The Use of Newspapers as a Source for Musicological Research:
A Case Study of Dublin Musical Life 1840–44.
PhD thesis, National University of Ireland Maynooth.
Due to a paucity of primary sources, research on music in nineteenth-century Ireland
is largely dependent on newspapers as source material. However, to date, no
comprehensive examination has been conducted into the musical identities of these
newspapers, the bias which influenced their output, or the manner in which they could
or should be utilized for musicological research. Newspapers are unique sources,
providing thorough accounts of everyday life, published commercially for public
consumption, necessarily lacking selectivity or perspective. Their value lies in the
detailed, descriptive level of information which contemporary reporting facilitated,
enabling research on subjects such as musician’s everyday activities, specific areas of
musical life, the relationship between the press and musical institutions and the
commerciality of music.
However, newspapers are written from a particular viewpoint and for a particular
readership, and like any other biased sources, they must be used cautiously. This
study establishes a triangulation approach to newspaper use for musicological
purposes, comparing the output of three newspapers, the Freeman’s Journal, the
Evening Packet and the Saunders’s News-Letter, to ascertain and navigate their
individual biases. In combination with an examination of their fundamental identities
(ideological, political, social and musical), and the context of the industry within
which the newspapers functioned, an understanding of their outputs is distinguished,
thereby enabling a cautious but valuable use of their content for the study of Dublin’s
musical life during the period.
The value of this approach is demonstrated in the case study of Dublin music
societies, examining individually the newspapers’ reports on the activities of those
music societies active in Dublin at the time. The level and detail obtained from the
newspapers significantly contributes to an understanding of the identities of these
societies and their roles within wider musical life, in some cases considerably
supplementing previous research on individual societies, and in others establishing the
existence of societies previously unknown.

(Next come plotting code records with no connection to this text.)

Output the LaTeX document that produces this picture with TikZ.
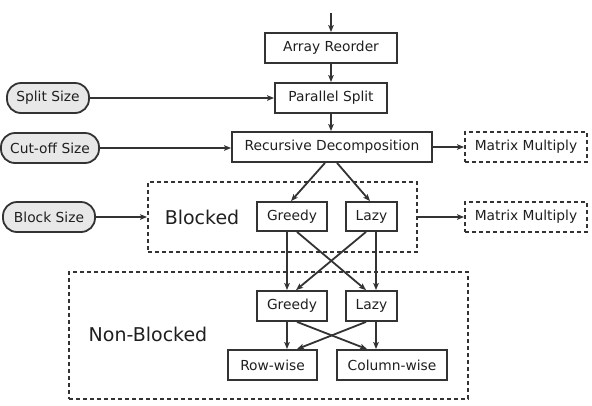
\documentclass[tikz,border=0pt]{standalone}
\usepackage{fontspec}
\setmainfont{DejaVu Sans}
\usetikzlibrary{arrows.meta}
\begin{document}
\begin{tikzpicture}[x=1pt,y=-1pt,
  box/.style={draw=black!80,line width=1.8pt,inner sep=0pt,text=black!88,font=\fontsize{13.8}{16}\selectfont},
  dbox/.style={box,dash pattern=on 4pt off 3pt},
  param/.style={box,fill=black!9,rounded corners=14pt},
  region/.style={draw=black!80,line width=1.8pt,dash pattern=on 4pt off 3pt,inner sep=0pt},
  big/.style={font=\fontsize{19}{22}\selectfont,inner sep=0pt,text=black!88},
  arr/.style={draw=black!80,line width=1.8pt,-{Stealth[length=7pt,width=5.5pt,inset=1.5pt]}}]
\useasboundingbox (0,0) rectangle (592,405);
% regions
\node[region,minimum width=269pt,minimum height=70pt] (blk) at (282.5,217) {};
\node[big] (blklabel) at (202,217) {Blocked};
\node[region,minimum width=399pt,minimum height=127pt] (nblk) at (268.5,335.5) {};
\node[big] (nblklabel) at (148,334) {Non-Blocked};
% main chain
\coordinate (start) at (331,13);
\node[box,minimum width=132pt,minimum height=30pt] (ar) at (331,48) {Array Reorder};
\node[box,minimum width=112pt,minimum height=30pt] (ps) at (331,98) {Parallel Split};
\node[box,minimum width=200pt,minimum height=30pt] (rd) at (332,147) {Recursive Decomposition};
\node[dbox,minimum width=122pt,minimum height=30pt] (mm1) at (526,147) {Matrix Multiply};
\node[dbox,minimum width=122pt,minimum height=30pt] (mm2) at (526,217) {Matrix Multiply};
% parameters
\node[param,minimum width=82pt,minimum height=30pt] (split) at (48,98) {Split Size};
\node[param,minimum width=98pt,minimum height=30pt] (cut) at (50,148) {Cut-off Size};
\node[param,minimum width=92pt,minimum height=30pt] (block) at (49,217) {Block Size};
% blocked
\node[box,minimum width=70pt,minimum height=29pt] (gb) at (292,216.5) {Greedy};
\node[box,minimum width=51pt,minimum height=29pt] (lb) at (371.5,216.5) {Lazy};
% non-blocked
\node[box,minimum width=70pt,minimum height=30pt] (gn) at (292,306) {Greedy};
\node[box,minimum width=51pt,minimum height=30pt] (ln) at (371.5,306) {Lazy};
\node[box,minimum width=89pt,minimum height=30pt] (rw) at (272.5,365) {Row-wise};
\node[box,minimum width=110pt,minimum height=30pt] (cw) at (392,365) {Column-wise};
% connectors
\draw[arr] (start) -- (ar.north);
\draw[arr] (ar) -- (ps);
\draw[arr] (ps) -- (ps.south |- rd.north);
\draw[arr] (split) -- (ps.west |- split);
\draw[arr] (cut) -- (rd.west |- cut);
\draw[arr] (block) -- (blk.west |- block);
\draw[arr] (rd.east) -- (mm1.west |- rd.east);
\draw[arr] (blk.east) -- (mm2.west |- blk.east);
\draw[arr] ([xshift=-7pt]rd.south) -- ([xshift=-1pt]gb.north);
\draw[arr] ([xshift=5pt]rd.south) -- ([xshift=-1.5pt]lb.north);
\draw[arr] ([xshift=-5pt]gb.south) -- ([xshift=-5pt]gn.north);
\draw[arr] ([xshift=5pt]gb.south) -- ([xshift=-5.5pt]ln.north);
\draw[arr] ([xshift=4.5pt]lb.south) -- ([xshift=4.5pt]ln.north);
\draw[arr] ([xshift=-5.5pt]lb.south) -- ([xshift=4pt]gn.north);
\draw[arr] ([xshift=-5pt]gn.south) -- ([xshift=14.5pt]rw.north);
\draw[arr] ([xshift=5pt]gn.south) -- ([xshift=-25pt]cw.north);
\draw[arr] ([xshift=4.5pt]ln.south) -- ([xshift=-16pt]cw.north);
\draw[arr] ([xshift=-5.5pt]ln.south) -- ([xshift=24.5pt]rw.north);
\end{tikzpicture}
\end{document}
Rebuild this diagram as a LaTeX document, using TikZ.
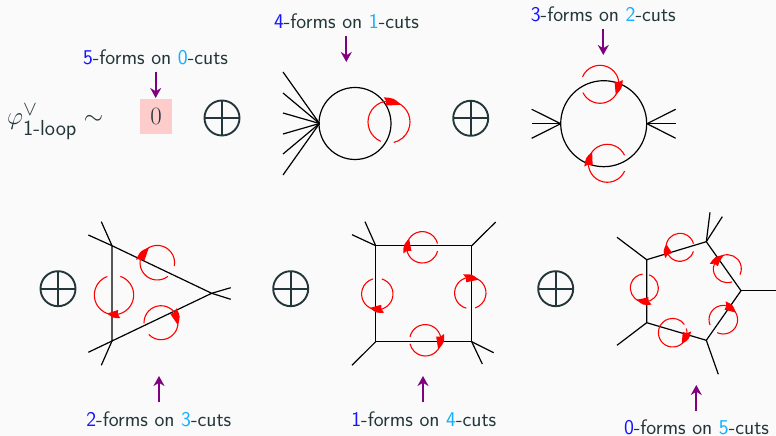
\documentclass[tikz,border=0pt]{standalone}
\usepackage{amsmath,amssymb}
\usepackage{tikz}
\usetikzlibrary{arrows.meta,calc}
\usepackage{xcolor}
\definecolor{pagebg}{RGB}{250,250,250}
\definecolor{inkteal}{RGB}{35,55,59}
\definecolor{formblue}{RGB}{20,20,255}
\definecolor{cutcyan}{RGB}{20,175,255}
\definecolor{formpurple}{RGB}{128,0,128}
\tikzset{
 formlabel/.style={text=inkteal,font=\sffamily\fontsize{21}{24}\selectfont,inner sep=0pt},
 formarrow/.style={formpurple,line width=1.7pt,-{Stealth[length=10pt,width=11pt]}},
 sumsign/.style={circle,draw=inkteal,line width=1.9pt,minimum size=35pt,inner sep=0pt,
  path picture={\draw[inkteal,line width=1.9pt]
   (path picture bounding box.north)--(path picture bounding box.south)
   (path picture bounding box.west)--(path picture bounding box.east);}},
 leg/.style={black,line width=1.2pt},
 propagator/.style={black,line width=1.2pt},
 cutarc/.style={red,line width=1.1pt},
 cuthead/.style={red}
}
\newcommand{\cutlabel}[2]{\textcolor{formblue}{#1}-forms on \textcolor{cutcyan}{#2}-cuts}
\newcommand{\cutloop}[6]{%
 \pgfmathsetmacro{\midang}{(#5+#6)/2}
 \pgfmathsetmacro{\notchang}{#5+(#6-#5)/10}
 \draw[cutarc] (#1) ++(#3:#2) arc[start angle=#3,end angle=#4,radius=#2];
 \fill[cuthead] ($(#1)+(#5:{#2+4.2})$) .. controls ($(#1)+(\midang:{#2+3.4})$) .. ($(#1)+(#6:#2)$)
  .. controls ($(#1)+(\midang:{#2-3.4})$) .. ($(#1)+(#5:{#2-4.2})$) -- ($(#1)+(\notchang:#2)$) -- cycle;}
\begin{document}
\begin{tikzpicture}[x=1pt,y=1pt,line join=round]
 \path[use as bounding box,fill=pagebg] (0,0) rectangle (776,436);
 \node[anchor=base west,inner sep=0pt,text=inkteal,font=\sffamily\fontsize{31}{35}\selectfont] (phi) at (7,311)
  {$\varphi^{\vee}_{\text{1-loop}}\sim$};
 \node[fill=red!20,text=inkteal,minimum width=32pt,minimum height=35pt,inner sep=0pt,font=\fontsize{30}{34}\selectfont] (zero) at (156,319.5) {$0$};
 \foreach \s/\x/\y in {s1/222/318,s2/470.7/317.7,s3/58/147.3,s4/290.7/147.3,s5/555.7/147.3}
  {\node[sumsign] (\s) at (\x,\y) {};}

 \node[formlabel] (lab0) at (155.5,379) {\cutlabel{5}{0}};
 \node[formlabel] (lab1) at (346.5,415) {\cutlabel{4}{1}};
 \node[formlabel] (lab2) at (603.3,421.5) {\cutlabel{3}{2}};
 \node[formlabel] (lab3) at (158.8,16.5) {\cutlabel{2}{3}};
 \node[formlabel] (lab4) at (423.8,16.5) {\cutlabel{1}{4}};
 \node[formlabel] (lab5) at (696.5,8.8) {\cutlabel{0}{5}};
 \foreach \n/\x/\ya/\yb in {0/155.7/364.3/338,1/346.3/400/374,2/603.3/407/381,
  3/159/33.7/60,4/423/33.7/60,5/696.3/24.7/51}
  {\coordinate (tail\n) at (\x,\ya);\coordinate (tip\n) at (\x,\yb);
   \draw[formarrow] (tail\n)--(tip\n);}

 \coordinate (bub) at (355,312.5);\coordinate (bubv) at (319.5,312.5);
 \coordinate (two) at (603.7,312.3);\coordinate (twol) at (560.7,312.3);\coordinate (twor) at (647,312.3);
 \coordinate (triA) at (112,190.3);\coordinate (triB) at (112,95);\coordinate (triC) at (211.7,142.7);
 \coordinate (boxA) at (375.7,190.3);\coordinate (boxB) at (471.7,190.3);
 \coordinate (boxC) at (471.7,94.3);\coordinate (boxD) at (375.7,94.3);
 \coordinate (penA) at (646.7,176.3);\coordinate (penB) at (706.3,194.3);\coordinate (penC) at (741,145.3);
 \coordinate (penD) at (706.3,95.7);\coordinate (penE) at (646.7,113.3);

 \draw[propagator] (bub) circle (36);
 \draw[propagator] (two) circle (43);
 \draw[propagator] (triA)--(triC)--(triB)--cycle;
 \draw[propagator] (boxA)--(boxB)--(boxC)--(boxD)--cycle;
 \draw[propagator] (penA)--(penB)--(penC)--(penD)--(penE)--cycle;
 \foreach \v/\n/\x/\y in {bubv/1/283/364,bubv/2/283/343,bubv/3/283/323,bubv/4/283/302,bubv/5/283/282,bubv/6/283/261,
  twol/1/531.7/326.7,twol/2/531.7/312.3,twol/3/531.7/297.7,twor/1/675.7/326.7,twor/2/675.7/312.3,twor/3/675.7/297.7,
  triA/1/88.3/201,triA/2/101.3/214.3,triB/1/88.3/83.7,triB/2/101.3/70.7,triC/1/230.7/148.3,triC/2/230.7/136.7,
  boxA/1/352/201.3,boxA/2/365/214.3,boxB/1/495.7/214,boxD/1/352/70.7,boxC/1/493.7/83.3,boxC/2/482.3/72,
  penA/1/617/198.7,penB/1/710/223.7,penB/2/722.3/219.3,penC/1/776/145.3,penD/1/718.3/61.7,penE/1/617/90.7}
  {\coordinate (\v\n) at (\x,\y);\draw[leg] (\v)--(\v\n);}

 \cutloop{389,314}{21}{247}{-77}{102}{55}
 \cutloop{600,351.7}{19}{157}{-154}{11}{-34}
 \cutloop{607.3,272.7}{19}{-24}{-335}{188}{143}
 \cutloop{157.3,173.3}{17.3}{-52}{-371}{172}{119}
 \cutloop{114,141}{19.7}{71}{-250}{-75}{-110}
 \cutloop{161,113.3}{17}{182}{-136}{43}{-8}
 \cutloop{422.3,188.7}{15.7}{-14}{-346}{198}{147}
 \cutloop{377.3,142}{15.7}{73}{-254}{-70}{-118}
 \cutloop{470.3,143}{15.7}{255}{-72}{111}{58}
 \cutloop{425.3,95.7}{15.7}{167}{-167}{19}{-35}
 \cutloop{644.3,148}{14}{70}{-263}{-66}{-124}
 \cutloop{680,188.7}{14}{-17}{-345}{216}{167}
 \cutloop{727.3,167.3}{14}{-70}{-385}{165}{105}
 \cutloop{723.3,116.3}{14.3}{202}{-115}{83}{30}
 \cutloop{672.7,103.3}{14.3}{17}{-325}{4}{-51}
\end{tikzpicture}
\end{document}
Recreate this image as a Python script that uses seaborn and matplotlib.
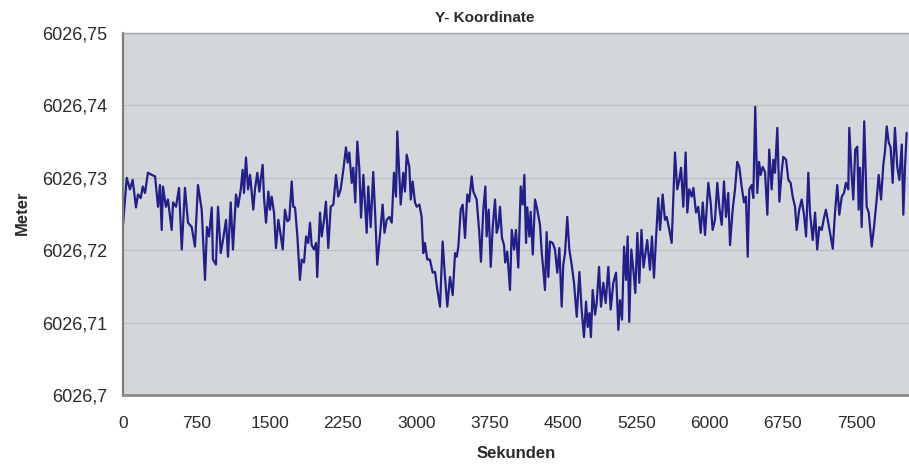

Furthermore, this study demonstrates the strength of the Saunders’s News-Letter as a
source for musicological research. Its commercial nature, focusing on advertisements,
provides a quality and quantity of information unparalleled in the other newspapers,
together with a moderate political stance and unique editorial style. However, this
study also emphasises the value and importance of utilizing multiple newspapers for
contrasting coverage and opinions.
A register of musical data on the music societies published from 1840–44 in the
Freeman’s Journal, the Evening Packet and the Saunders’s News-Letter is also
presented with this thesis, illustrating the depth and breadth of information available
in newspapers for musicological research.